The Entire Coaching Staff
Illegal formation penalties, holding calls, not enough men, or sometimes too many on the field, inability to adjust schematically. All of these issues are signs of poor coaching, and the Jaguars' dealt with each of these problems on Sunday. The Jaguars' coaching staff needs to do a much better job preparing this team for week two. You can't have players that don't know where to line up. You can't have only ten guys on the field. You can't continuously get beaten by the same formation and route concepts without making adjustments. I have confidence in Urban Meyer's ability as a coach.

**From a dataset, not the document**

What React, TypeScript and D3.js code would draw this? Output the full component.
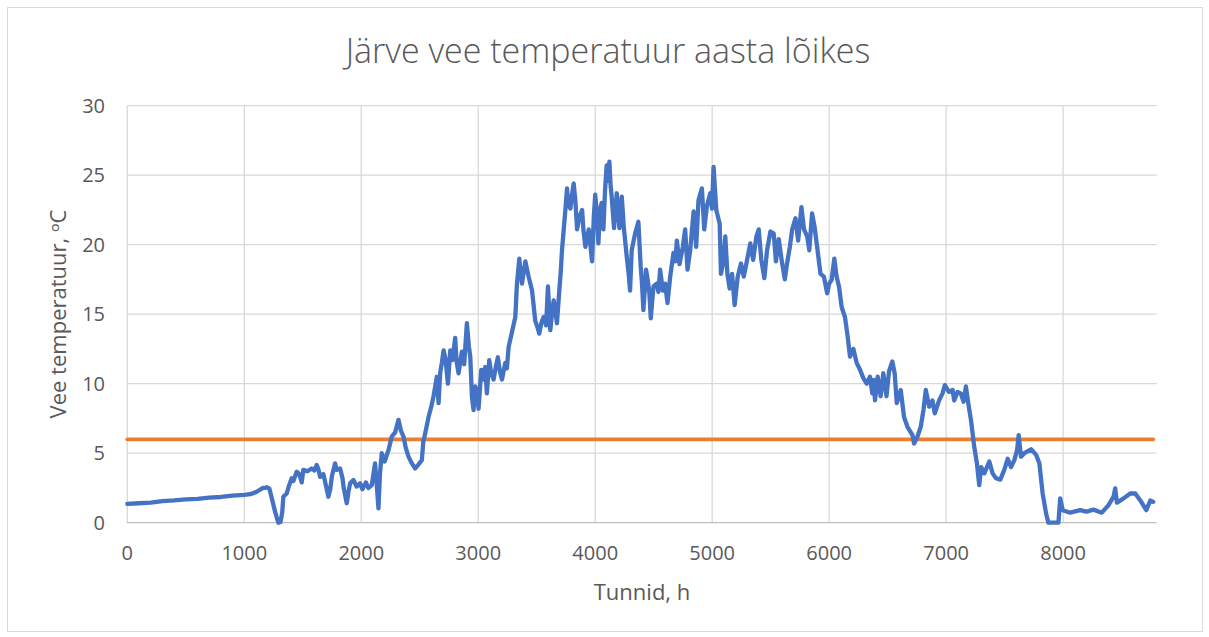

And I feel the same way about Joe Cullen, Darrell Bevell, and the rest of the Jaguars' coaching staff. But week one was a massive whiff for all involved. They need to flip the script fast to avoid losing the locker room.
Unsurprisingly, Texans' offensive coordinator Tim Kelly knew precisely where to go with the football. He targeted Jaguars' rookie cornerback Tyson Campbell early and often. Campbell surrendered five completions for 80 and a score on five targets in primary coverage. Why did the Jaguars elect to trade their top cover man from a year ago just weeks before the start of the regular season? I have no earthly idea. But that cleared the way for Tyson Campbell to take over as the starting nickel cornerback. Campbell has struggled ever since and looks like a total liability for the Jaguars' defense. Veteran corner Tre Herndon could be back as early as week two, and when he returns, he might just find his way into the starting lineup.
Why the Jaguars elected to keep safety Andrew Wingard on the active roster over a guy like Jarrod Wilson is beyond me. Sure, he has some special teams value, but you have plenty of guys like that littered throughout the roster. Even more shocking, though, is the fact that the Jaguars' coaching staff decided to insert Andrew Wingard into the starting lineup. He was regularly out of position and struggled to keep up in coverage and in pursuit. The Jaguars desperately need to get rookie safety Andre Cisco into the starting lineup. He's looked the part all summer.
Swiper made it into the backfield on several occasions against the Texans, but once he got there, the young pass rusher looked lost. On one play, he had Tyrod Taylor dead to rights in the backfield TWICE and whiffed TWICE. Whether defending the run or pressuring the quarterback, Chaisson was incompetent trying to make plays in space. It's not time to give up on the 2020 first-rounder just yet. After all, he just turned 22 years old. But right now, he does not give the Jaguars the best chance to win. The Jags need to insert Jihad Ward into the starting lineup and put Chaisson in a rotational role.